The study by Steve Graham, professor and Currey Ingram Chair of Special Education, was published this spring in the Journal of Educational Psychology.

“The lack of writing and writing instruction was more pronounced in social studies and science, but even language arts teachers provided little writing instruction for their students,” Graham said. “Another disturbing finding was the sizable number of teachers who made few or no adaptations in their teaching efforts to assist weaker writers.”

According to the results, teachers rarely ask high school students to complete assignments that involve writing more than a single paragraph, and most common writing assignments involve little to no analysis or interpretation. Some teachers reported using a variety of effective writing practices, but indicated that the use was infrequent, removing their effectiveness.

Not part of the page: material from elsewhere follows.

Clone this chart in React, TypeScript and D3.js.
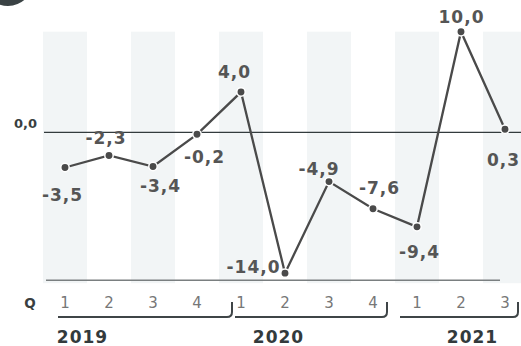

http://sitemason.vanderbilt.edu/news/releases/2009/04/22/vanderbilt-survey-half-of-high-school-teachers-unprepared-to-teach-writing.78295

My first reaction to this was to try to remember what kind of writing assignments I was given in HS. Not all, but most of the more intensive ones were given in electives: mythology, film criticism, rhetoric & research, ie, classes that were designed for students who wanted deeper studies or college prep.

Aside from the idea that *maybe* HS English teachers aren't given serious enough assignments (NCLB, anyone?), to me this simply looks like just one more attempt to shift blame, or add a burden, to HS teachers for something that really isn't their province in the first place.

We've got several thousand self-promoting marketing "experts" wandering around Web 2.0 who spent so much time in IT and Electronic Communications classes, and not enough in Humanities, that they can't tell the difference between taking something "for granted," and taking something "for granite."